When Hannah eventually finds out about Allie and Dean, do you think she’ll see it coming?
Bright: Zero clue. It will be a genuinely shocking moment for her, just like it is in the books. And I love reading the theories online about who Season 2 is going to be — people debating whether we’ll get Dean and Allie — and I’m just sitting there thinking, you already got them in Season 1.
The show also changes two of the biggest narrative plot points from the books — the Hannah and Garrett breakup and the campus-wide hands-off law. What drove those decisions?
Levy: When Elle wrote the books, college athletes couldn’t make money off their image and likeness — now they can. A big part of Hannah breaking up with Garrett in the books is that he needs his dad to pay his tuition at Briar, which in today’s landscape just doesn’t hold up. That’s also why we folded in the Liquid IV storyline, to show what NIL looks like for him now. But the casualty of that change is that the campus-wide hands-off law made a little less sense too, because now Garrett is the one who breaks up with Hannah. If he ended things, there’s no world in which he then gets to tell her she’s off limits to everyone else. So we found a different way to earn it back so we could still deliver that fan-favorite moment in a way that actually tracks.

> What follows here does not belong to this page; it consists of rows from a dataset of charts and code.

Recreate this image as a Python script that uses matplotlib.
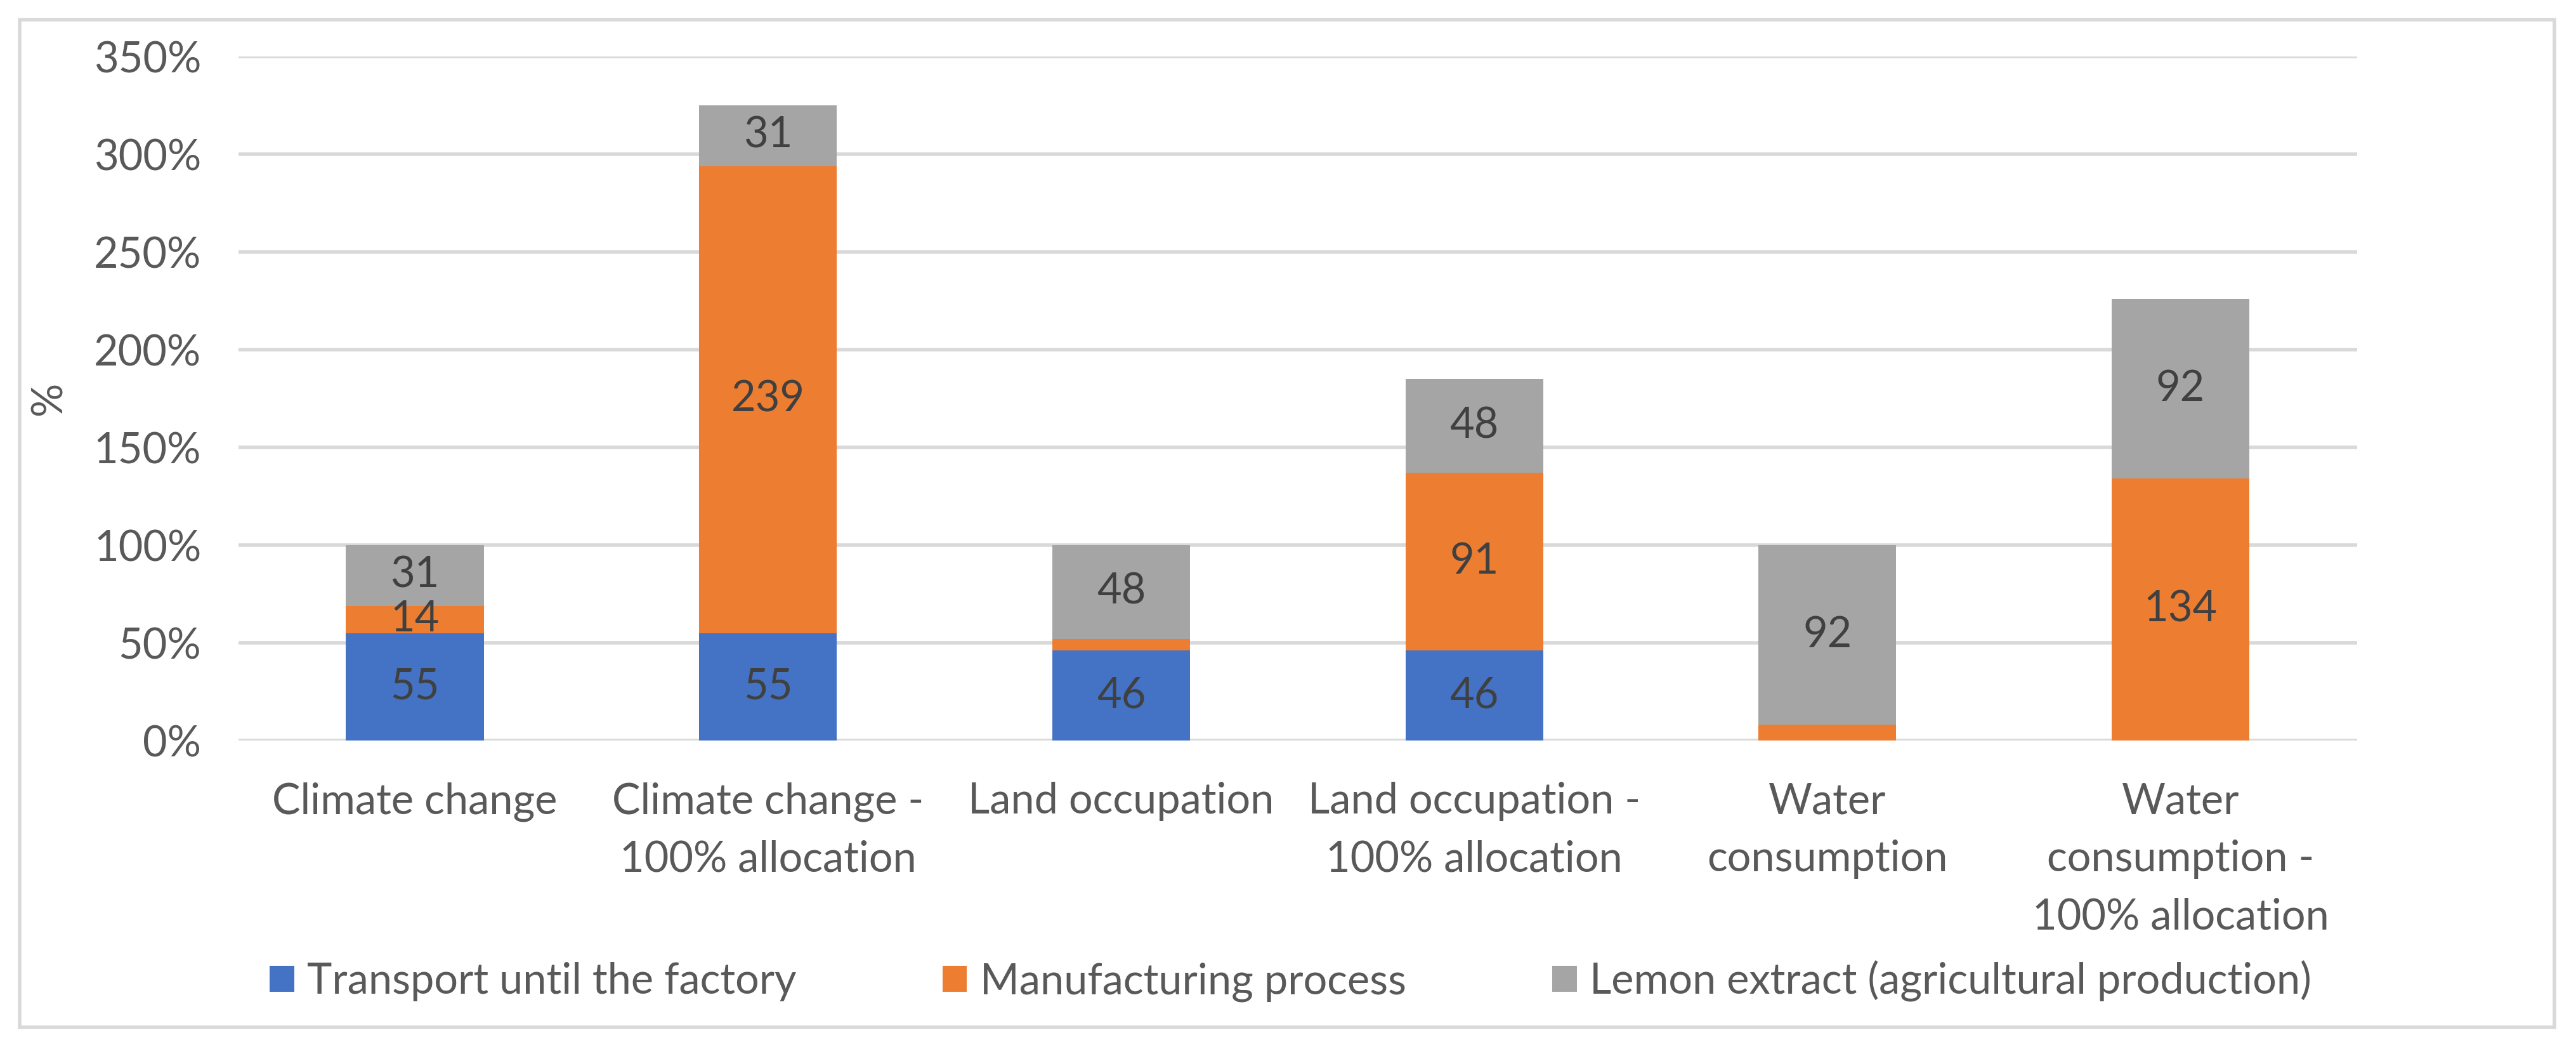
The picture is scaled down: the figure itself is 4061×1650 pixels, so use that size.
import matplotlib
matplotlib.use("Agg")
import matplotlib.pyplot as plt
from matplotlib.patches import Rectangle
import numpy as np

categories = ["Climate change", "Climate change -\n100% allocation", "Land occupation",
              "Land occupation -\n100% allocation", "Water\nconsumption",
              "Water\nconsumption -\n100% allocation"]
series_names = ["Transport until the factory", "Manufacturing process",
                "Lemon extract (agricultural production)"]
transport = [55, 55, 46, 46, 0, 0]
manufacturing = [14, 239, 6, 91, 8, 134]
lemon = [31, 31, 48, 48, 92, 92]
yticks = [0, 50, 100, 150, 200, 250, 300, 350]
colors = ["#4472C4", "#ED7D31", "#A5A5A5"]

plt.rcParams['font.family'] = ['Lato', 'DejaVu Sans']
FS = 48

fig = plt.figure(figsize=(40.61, 16.5), dpi=100)
ax = fig.add_axes([0.0925, 0.2927, 0.915 - 0.0925, 0.946 - 0.2927])

x = np.arange(len(categories))
bottom = np.zeros(len(categories))
for vals, col, name in zip([transport, manufacturing, lemon], colors, series_names):
    vals = np.array(vals, dtype=float)
    ax.bar(x, vals, width=0.39, bottom=bottom, color=col, label=name, zorder=3)
    for xi, v, b in zip(x, vals, bottom):
        if v >= 10:
            ax.text(xi, b + v / 2, f"{int(v)}", ha="center", va="center",
                    fontsize=FS, color="#404040", zorder=4)
    bottom += vals

ax.set_xlim(-0.5, len(categories) - 0.5)
ax.set_ylim(0, 350)
ax.set_yticks(yticks)
ax.set_yticklabels([f"{t}%" for t in yticks], fontsize=FS, color="#595959")
ax.set_xticks(x)
ax.set_xticklabels(categories, fontsize=FS, color="#595959", linespacing=1.58)
ax.tick_params(axis="both", length=0)
ax.tick_params(axis="y", pad=42)
ax.tick_params(axis="x", pad=47)
for s in ax.spines.values():
    s.set_visible(False)
ax.yaxis.grid(True, color="#D9D9D9", linewidth=4, zorder=0)
ax.set_axisbelow(True)

fig.text(0.019, 0.619, "%", rotation=90, ha="center", va="center",
         fontsize=FS, color="#595959")

handles, labels = ax.get_legend_handles_labels()
fig.legend(handles, labels, loc="center", bbox_to_anchor=(0.501, 0.063), ncol=3,
           frameon=False, fontsize=FS, labelcolor="#595959", handlelength=0.58,
           handleheight=0.58, handletextpad=0.31, columnspacing=3.45)

fig.patches.append(Rectangle((0.0077, 0.019), 0.984, 0.962, transform=fig.transFigure,
                             fill=False, edgecolor="#D9D9D9", linewidth=4))

fig.savefig("out.png", dpi=100, facecolor="white")
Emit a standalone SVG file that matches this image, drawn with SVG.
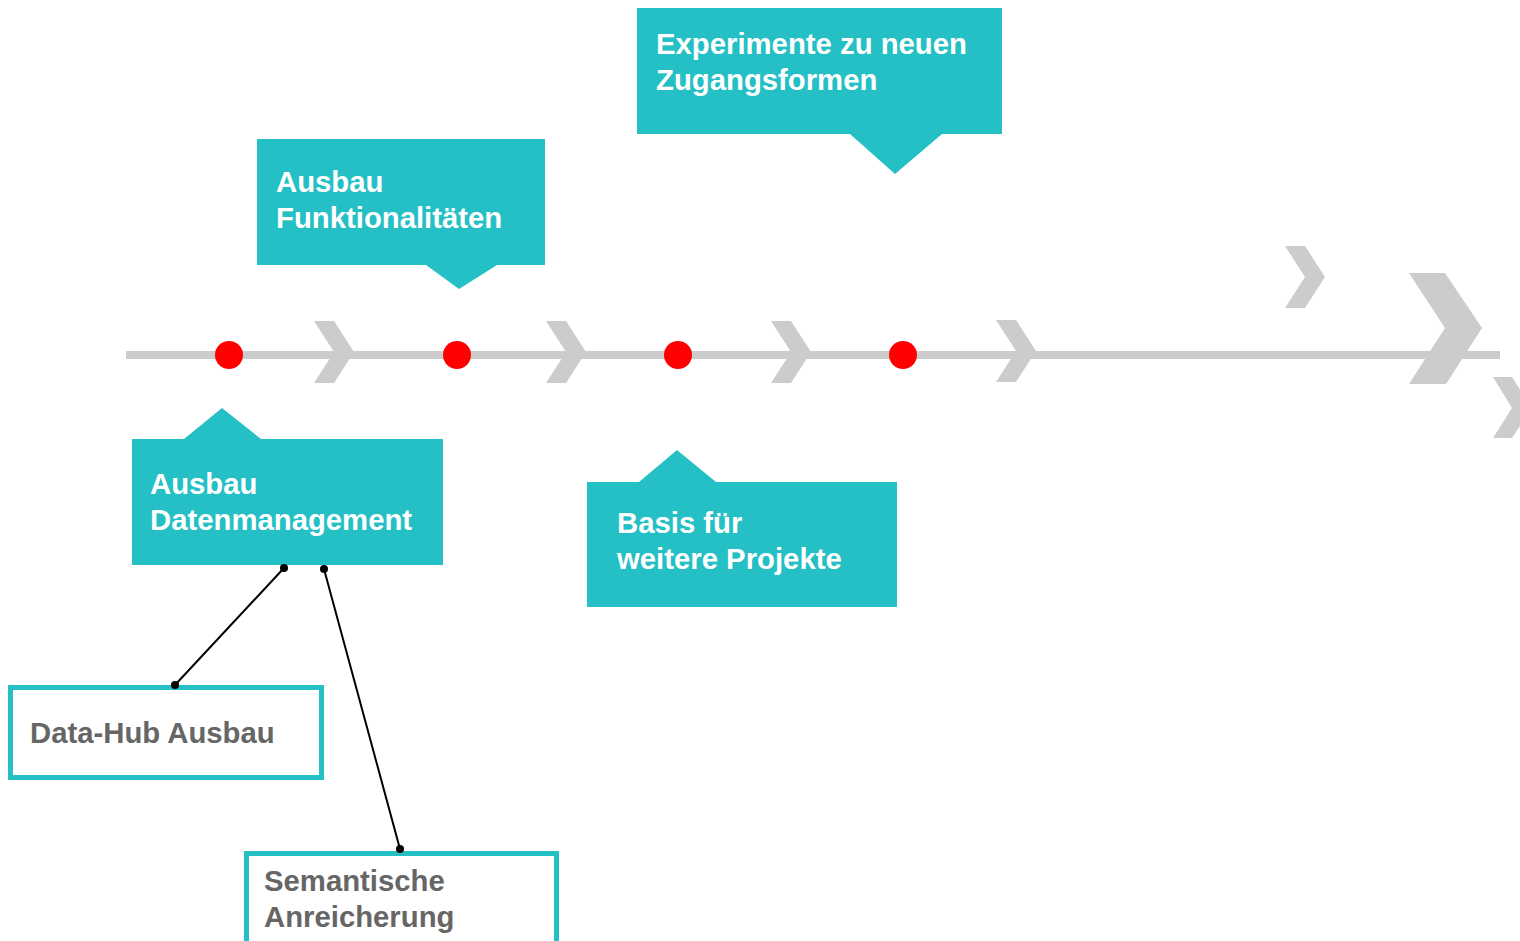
<svg xmlns="http://www.w3.org/2000/svg" width="1520" height="941" viewBox="0 0 1520 941">
<defs>
<style>
.chev{fill:#cccccc}
.call{fill:#24c0c5}
.ct{font-family:"Liberation Sans",Arial,sans-serif;font-weight:bold;font-size:29.3px;fill:#ffffff}
.bt{font-family:"Liberation Sans",Arial,sans-serif;font-weight:bold;font-size:29.3px;fill:#666666}
.box{fill:#ffffff;stroke:#24c0c5;stroke-width:5}
.dot{fill:#ff0000}
.conn{stroke:#000000;stroke-width:2;fill:none}
.end{fill:#000000}
</style>
<path id="chv" d="M0,0 H20 L40,31 L20,62 H0 L20,31 Z"/>
</defs>
<g id="timeline">
<rect x="126" y="351" width="1374" height="8" fill="#cccccc"/>
<use href="#chv" class="chev" x="314" y="321"/>
<use href="#chv" class="chev" x="546" y="321"/>
<use href="#chv" class="chev" x="771" y="321"/>
<use href="#chv" class="chev" x="996" y="320"/>
<polygon class="chev" points="1285,246 1305,246 1325,277 1305,308 1285,308 1305,277"/>
<polygon class="chev" points="1409,273 1445,273 1482,328 1446,384 1409,384 1445,328"/>
<polygon class="chev" points="1493,377 1512,377 1532,408 1512,438 1493,438 1512,408"/>
<circle class="dot" cx="229" cy="355" r="14"/>
<circle class="dot" cx="457" cy="355" r="14"/>
<circle class="dot" cx="678" cy="355" r="14"/>
<circle class="dot" cx="903" cy="355" r="14"/>
</g>
<g id="callout-datenmanagement">
<path class="call" d="M132,439 H184 L222,408 L261,439 H443 V565 H132 Z"/>
<text class="ct" x="150" y="494">Ausbau</text>
<text class="ct" x="150" y="530">Datenmanagement</text>
</g>
<g id="callout-funktionalitaeten">
<path class="call" d="M257,139 H545 V265 H497 L459,289 L426,265 H257 Z"/>
<text class="ct" x="276" y="192">Ausbau</text>
<text class="ct" x="276" y="228">Funktionalitäten</text>
</g>
<g id="callout-basis">
<path class="call" d="M587,482 H639 L677,450 L716,482 H897 V607 H587 Z"/>
<text class="ct" x="617" y="533">Basis für</text>
<text class="ct" x="617" y="569">weitere Projekte</text>
</g>
<g id="callout-experimente">
<path class="call" d="M637,8 H1002 V134 H942 L895,174 L850,134 H637 Z"/>
<text class="ct" x="656" y="54">Experimente zu neuen</text>
<text class="ct" x="656" y="90">Zugangsformen</text>
</g>
<g id="box-datahub">
<rect class="box" x="10.5" y="687.5" width="311" height="90"/>
<text class="bt" x="30" y="743">Data-Hub Ausbau</text>
</g>
<g id="box-semantisch">
<rect class="box" x="246.5" y="853.5" width="310" height="100"/>
<text class="bt" x="264" y="891">Semantische</text>
<text class="bt" x="264" y="927">Anreicherung</text>
</g>
<g id="connectors">
<line class="conn" x1="284" y1="568" x2="175" y2="685"/>
<line class="conn" x1="324" y1="569" x2="400" y2="849"/>
<circle class="end" cx="284" cy="568" r="4"/>
<circle class="end" cx="175" cy="685" r="4"/>
<circle class="end" cx="324" cy="569" r="4"/>
<circle class="end" cx="400" cy="849" r="4"/>
</g>
</svg>
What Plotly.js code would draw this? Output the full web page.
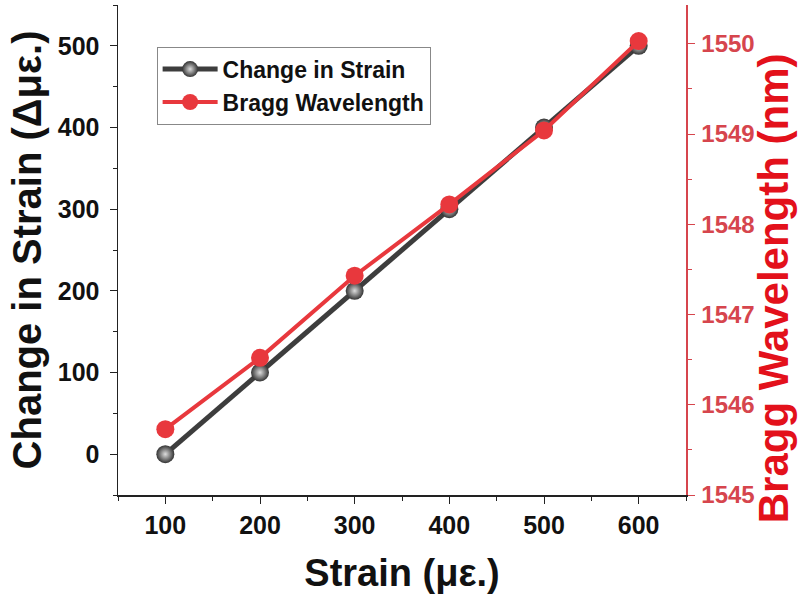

Bright: I love the change in their breakup — I find it so much more heartbreaking. They are both having their worst days at the exact same time, and if either one had been in a different place that day, the other could have talked them through it. But because they’re both in that pain simultaneously, there’s no version of that day where they don’t break up.
Hunter Davenport showing up in the finale as a central antagonist is a significant departure from the books. What was behind pulling him in this early, and in that way?
Levy: He does exist in the “Off Campus” books before we get to the Briar U series, and we felt he’d become really important even earlier than his own book. He also comes from the same world as Dean, which made his arrival feel organic. We needed to throw a wrench into Dean and Allie’s arrangement to elongate their story, and pulling from that universe felt right — especially because he is a key player in Summer’s story when we eventually get there. Knock on wood, I would love to keep making this for as long as people want to watch it.
What were your favorite scenes to film?
Bright: Malone’s is everyone’s favorite set. Mika and I had so much fun behind that bar. The sets were always decorated to match whatever month we were in, and there’s a fun slogan on the bar in each episode — a little Easter egg if you can catch it.
But my absolute favorite moment in the whole show isn’t even in the books. It’s when Hannah plays “Baby, Now That I’ve Found You” over the announcer booth at the ice rink and Garrett comes out onto the ice to find her. I got to be in video village to watch the camera spin around Belmont as he takes his helmet off, and I just got so emotional. Hearing my own voice fill that huge space for the first time — there were a lot of tears that day. That moment is what the show is to me.
Season 2 is already written, and you’re going back into production immediately after the press tour. What can you share?
Levy: All eight scripts are written and we have a very exciting plan for the season. I don’t want to say anything yet — but I think book fans will be very excited.
Will Season 2 center around Dean and Allie?
[Bright smiles and nods]
This interview has been edited and condensed.